In other cases, the same language may be written in multiple scripts. For instance, Serbian regularly uses both the Cyrillic script and the Latin script. So how can we improve the tool’s ability to detect subtle differences and similarities?
One bet is that the reference text matters: length, subject matter, level of formality and style will all affect the frequency of different character sequences. Langscape’s current language samples primarily consist of formal documents such as the UN’s Universal Declaration of Human Rights or translations of the Bible. As a result, the tool works successfully for many documents that are structured and edited; however, difficulties arise with text that use less formal language, such as internet pages, blogs, online news articles, and tweets.

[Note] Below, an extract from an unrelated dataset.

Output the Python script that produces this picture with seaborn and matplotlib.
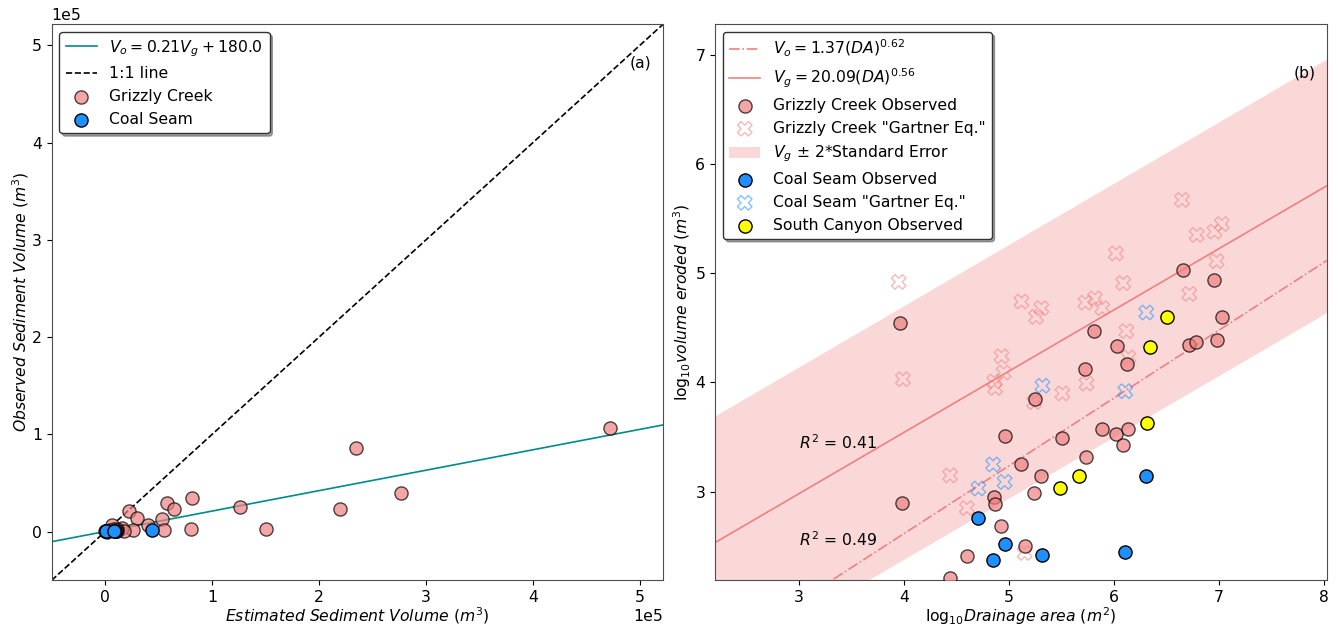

In less formal texts, people tend to use word abbreviations, slang terms, change the spelling, insert emoticons, and duplicate punctuation!!! In addition, the texts are often much shorter than formal documents, meaning fewer characters and less information for the algorithm to work with.
What is Langscape doing to improve its LID tool?

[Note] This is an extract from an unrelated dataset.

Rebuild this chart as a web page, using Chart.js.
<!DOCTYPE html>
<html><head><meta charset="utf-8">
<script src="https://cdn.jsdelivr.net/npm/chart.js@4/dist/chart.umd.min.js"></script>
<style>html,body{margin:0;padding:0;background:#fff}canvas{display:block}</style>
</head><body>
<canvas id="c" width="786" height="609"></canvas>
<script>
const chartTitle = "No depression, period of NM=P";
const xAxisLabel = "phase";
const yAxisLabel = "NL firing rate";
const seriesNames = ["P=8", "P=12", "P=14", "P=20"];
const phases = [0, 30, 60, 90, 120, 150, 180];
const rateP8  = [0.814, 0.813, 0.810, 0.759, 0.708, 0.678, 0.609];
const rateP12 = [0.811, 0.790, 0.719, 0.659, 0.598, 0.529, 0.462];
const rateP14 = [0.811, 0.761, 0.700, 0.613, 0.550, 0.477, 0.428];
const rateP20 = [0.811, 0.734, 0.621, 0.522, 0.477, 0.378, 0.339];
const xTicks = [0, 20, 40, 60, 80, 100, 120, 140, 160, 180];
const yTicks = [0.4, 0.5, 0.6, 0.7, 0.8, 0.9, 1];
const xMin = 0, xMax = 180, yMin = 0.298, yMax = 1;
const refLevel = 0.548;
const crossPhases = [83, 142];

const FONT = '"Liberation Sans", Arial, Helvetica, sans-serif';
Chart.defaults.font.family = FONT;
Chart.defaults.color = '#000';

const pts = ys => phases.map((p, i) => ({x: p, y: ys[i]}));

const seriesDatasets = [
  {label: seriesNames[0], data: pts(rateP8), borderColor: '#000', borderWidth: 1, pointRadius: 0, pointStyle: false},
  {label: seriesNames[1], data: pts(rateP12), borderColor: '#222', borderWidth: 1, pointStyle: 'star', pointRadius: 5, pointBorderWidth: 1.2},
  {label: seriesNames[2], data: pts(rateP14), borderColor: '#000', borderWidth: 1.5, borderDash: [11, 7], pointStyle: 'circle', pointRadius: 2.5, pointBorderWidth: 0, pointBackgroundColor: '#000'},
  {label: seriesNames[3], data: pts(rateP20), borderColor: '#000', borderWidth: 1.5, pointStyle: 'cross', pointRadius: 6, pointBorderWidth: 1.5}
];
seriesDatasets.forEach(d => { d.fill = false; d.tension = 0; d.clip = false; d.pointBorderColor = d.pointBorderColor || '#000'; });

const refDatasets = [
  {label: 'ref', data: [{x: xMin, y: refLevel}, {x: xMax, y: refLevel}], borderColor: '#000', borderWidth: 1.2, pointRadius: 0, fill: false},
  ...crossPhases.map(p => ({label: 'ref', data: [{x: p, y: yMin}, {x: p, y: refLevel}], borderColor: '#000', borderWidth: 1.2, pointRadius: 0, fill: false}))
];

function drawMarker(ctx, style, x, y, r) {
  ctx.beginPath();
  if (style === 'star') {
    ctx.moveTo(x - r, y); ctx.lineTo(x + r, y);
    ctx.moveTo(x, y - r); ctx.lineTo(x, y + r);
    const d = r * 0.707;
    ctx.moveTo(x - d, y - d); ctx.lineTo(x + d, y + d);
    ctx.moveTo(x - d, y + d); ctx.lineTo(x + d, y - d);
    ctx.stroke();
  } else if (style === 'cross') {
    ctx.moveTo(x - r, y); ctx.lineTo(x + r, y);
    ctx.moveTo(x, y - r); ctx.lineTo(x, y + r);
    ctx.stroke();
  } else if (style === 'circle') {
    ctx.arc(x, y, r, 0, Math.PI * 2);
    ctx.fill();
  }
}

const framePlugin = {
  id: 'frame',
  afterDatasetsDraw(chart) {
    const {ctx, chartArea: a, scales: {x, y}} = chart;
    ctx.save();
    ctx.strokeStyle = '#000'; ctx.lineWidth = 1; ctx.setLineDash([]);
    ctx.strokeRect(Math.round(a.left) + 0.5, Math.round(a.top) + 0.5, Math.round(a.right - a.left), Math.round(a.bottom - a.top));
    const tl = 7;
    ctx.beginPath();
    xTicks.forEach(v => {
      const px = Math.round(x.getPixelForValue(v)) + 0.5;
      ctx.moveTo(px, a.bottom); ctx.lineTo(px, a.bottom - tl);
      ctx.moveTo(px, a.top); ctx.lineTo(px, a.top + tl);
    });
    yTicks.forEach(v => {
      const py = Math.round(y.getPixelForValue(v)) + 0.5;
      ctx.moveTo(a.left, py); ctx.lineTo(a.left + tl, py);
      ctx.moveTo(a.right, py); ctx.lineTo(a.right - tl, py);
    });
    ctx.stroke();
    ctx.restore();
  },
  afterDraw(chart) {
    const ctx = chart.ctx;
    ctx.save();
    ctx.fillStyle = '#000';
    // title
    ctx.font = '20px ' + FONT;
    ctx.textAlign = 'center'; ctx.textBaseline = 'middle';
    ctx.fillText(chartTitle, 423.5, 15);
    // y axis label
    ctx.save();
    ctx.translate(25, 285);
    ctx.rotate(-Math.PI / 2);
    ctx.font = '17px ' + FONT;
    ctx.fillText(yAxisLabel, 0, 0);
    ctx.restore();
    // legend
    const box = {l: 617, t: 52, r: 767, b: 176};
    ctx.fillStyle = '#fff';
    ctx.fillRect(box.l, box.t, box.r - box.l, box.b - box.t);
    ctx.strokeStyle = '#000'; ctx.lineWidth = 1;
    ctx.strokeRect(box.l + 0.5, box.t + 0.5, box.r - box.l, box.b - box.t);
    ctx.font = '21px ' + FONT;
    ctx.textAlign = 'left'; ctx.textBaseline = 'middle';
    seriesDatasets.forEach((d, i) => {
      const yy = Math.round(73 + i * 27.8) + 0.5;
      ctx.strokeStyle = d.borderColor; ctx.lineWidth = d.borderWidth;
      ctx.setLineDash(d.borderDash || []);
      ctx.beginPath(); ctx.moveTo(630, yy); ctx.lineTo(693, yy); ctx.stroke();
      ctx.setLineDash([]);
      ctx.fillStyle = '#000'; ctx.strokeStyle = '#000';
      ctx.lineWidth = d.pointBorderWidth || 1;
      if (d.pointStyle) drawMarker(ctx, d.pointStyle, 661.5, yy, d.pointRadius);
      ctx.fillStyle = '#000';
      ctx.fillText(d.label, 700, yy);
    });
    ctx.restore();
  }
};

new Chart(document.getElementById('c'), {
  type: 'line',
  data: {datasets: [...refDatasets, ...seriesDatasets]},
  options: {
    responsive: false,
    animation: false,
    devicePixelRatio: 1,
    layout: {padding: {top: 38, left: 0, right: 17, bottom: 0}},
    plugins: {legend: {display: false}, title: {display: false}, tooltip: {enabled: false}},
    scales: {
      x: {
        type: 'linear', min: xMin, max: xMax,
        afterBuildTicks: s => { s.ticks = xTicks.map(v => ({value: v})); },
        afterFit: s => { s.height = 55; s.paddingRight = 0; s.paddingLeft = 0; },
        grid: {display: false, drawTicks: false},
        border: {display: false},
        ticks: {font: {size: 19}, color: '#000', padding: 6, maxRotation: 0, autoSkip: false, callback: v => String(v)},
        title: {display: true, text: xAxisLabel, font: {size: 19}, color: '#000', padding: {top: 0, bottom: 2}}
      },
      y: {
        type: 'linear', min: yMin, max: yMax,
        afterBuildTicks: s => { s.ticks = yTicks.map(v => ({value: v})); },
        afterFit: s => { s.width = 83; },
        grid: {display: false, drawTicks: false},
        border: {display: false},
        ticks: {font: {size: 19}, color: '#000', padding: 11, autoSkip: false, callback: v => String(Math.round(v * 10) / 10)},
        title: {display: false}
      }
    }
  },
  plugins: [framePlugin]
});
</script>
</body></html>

Langscape is currently exploring ways to improve its LID tool, especially when identifying the language used in informal texts such as Internet blogs and tweets. We are examining which texts make ideal reference samples for a language; for example, texts using very topic specific terminology like science journals should be avoided because they may contain character sequences that are generally uncommon in the language and may skew the tool’s results. In addition, adjustments to the reference samples may improve the tool’s accuracy, such as removing emoticons or hash tags or by up-casing/lower-casing text. We will also examine what the ideal number of characters is for reference samples and input texts.
If our reference samples contain collections of shorter texts, like tweets, is the tool more accurate?
We are also examining ways to improve the tool’s ability to distinguish between more closely related languages, like Norwegian and Danish. One method may be to run the algorithm on an input text multiple times using different collections of reference samples. For instance, say the algorithm is run on an input text and the top results are Norwegian and Danish (which are in the same language family); we could then re-run the algorithm on the same input text using only the reference samples for languages within that language family. Would this improve the tool’s ability to distinguish between the closely related languages?
We hope to continue improving Langscape’s LID tool and search for new and interesting applications.